The title of this post is a slight alteration of the title of this excellent book, a translation of the Ad Monachos of Evagrius Ponticus.  I am not here applying it to Evagrius or his works, but to myself.  I mentioned back here that I was an Arian–or perhaps, better, “quasi-Arian” or “little-u unitarian”–in my younger days.  I said that a detailed unpacking of my beliefs and how they developed was for another time.  That time is now.

I grew up in a small town in Appalachia, part of the Bible Belt and hotbed of Fundamentalism, and (paradoxically) one of the most unchurched regions of the country.  I was raised in a sort of generic, culturally Protestant way, without anyone in the family formally belonging to any church.  Both my parents had been baptized before I was born, though I don’t know the details.  During my life, though, neither was a formal member of any church, nor a regular attender.  I was sent to Sunday school at a Methodist church from about the age of four until about seven; and at a Baptist church between the ages of about eight or nine and thirteen.  During this latter period, I was usually sent to vacation Bible school in the summers, at the Baptist church (and once or twice, I think, at a second Methodist church).  Every once in awhile, my mother would go to church services (this was at the Methodist church–she never attended the Baptist one, as far as I remember) and drag me with her.  “Drag” was the operative word.
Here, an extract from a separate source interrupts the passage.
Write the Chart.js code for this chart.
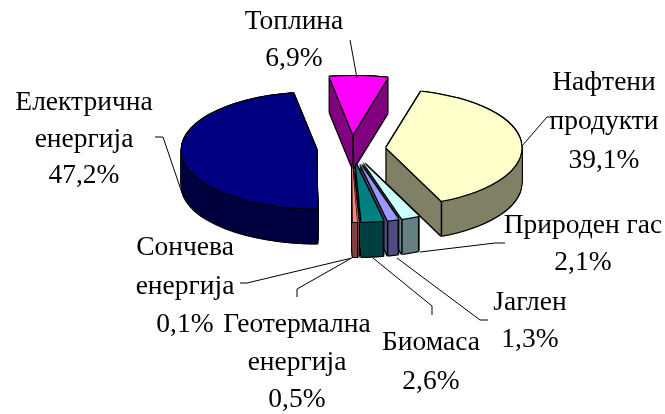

I was always extremely reluctant to go to church, and never did so voluntarily.  I don’t know exactly why.  I do remember I that I associated church with fear.  I don’t clearly remember any hellfire and damnation sermons, though there may have been some.  Mom and Dad certainly never used threats of hell, as some parents did.  I remember thinking that being in an actual church involved a commitment I was unwilling to make.  I recall one time Mom dragged me to church, and the hymn being sung was, “I have decided to follow Jesus/ No turning back, no turning back.”  I mouthed the second line without singing it.  I wasn’t going to sign up for that!  I remember another time in Sunday school at the Baptist church, there was a visiting preacher, a black Baptist (there were very few black people where I grew up, so for us this was exotic).  The one thing I remember about him is that at one point he said, “When you say I’m going to follow God and get my life together tomorrow, that old devil just laughs and laughs!”  Those words haunted me for years.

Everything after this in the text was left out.